Thompson brought up his wife three times during the debate, although, curiously, he never said her name. Now, admittedly, that's fewer times than he said that he'd cut taxes 91 times, but one wonders what kind of point he was trying to make. There was nothing all evening that he said that he hadn't planned beforehand to say. I have to suspect that this was a "dog whistle" to the people whom he wanted to remind that Ms. Baldwin is one of those scary lesbians.

What else went on during the evening?

We learned that somehow, when nobody was looking, Tommy Thompson built a hospital in Afghanistan. The morning-after research finds that not all is well with that particular project:
A contractor's assessment of the hospital found that Afghan physicians at the hospital often did not have basic knowledge of anatomy and physiology and lacked skills needed to resuscitate women and infants.
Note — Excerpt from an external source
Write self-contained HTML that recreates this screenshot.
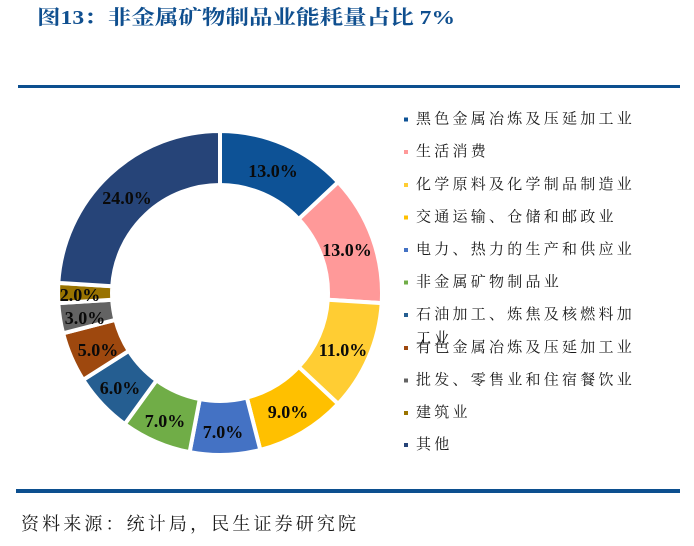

In addition, the hospital routinely lacked basic supplies, including surgical gloves and antibiotics.
More impressively, he also built Wisconsin. He even claimed to have brought Wisconsin unemployment down below 2%. (Politifact disagreed with an earlier claim of 2.1%.) But don't blame him for any of today's problems. He's not in Congress, he's a private sector.

Monday, October 1, 2012

This Week's Sneak Peek

It's rare that I get to draw about Wisconsin issues for Q Syndicate, but this week, I'm afraid I'll have to insist.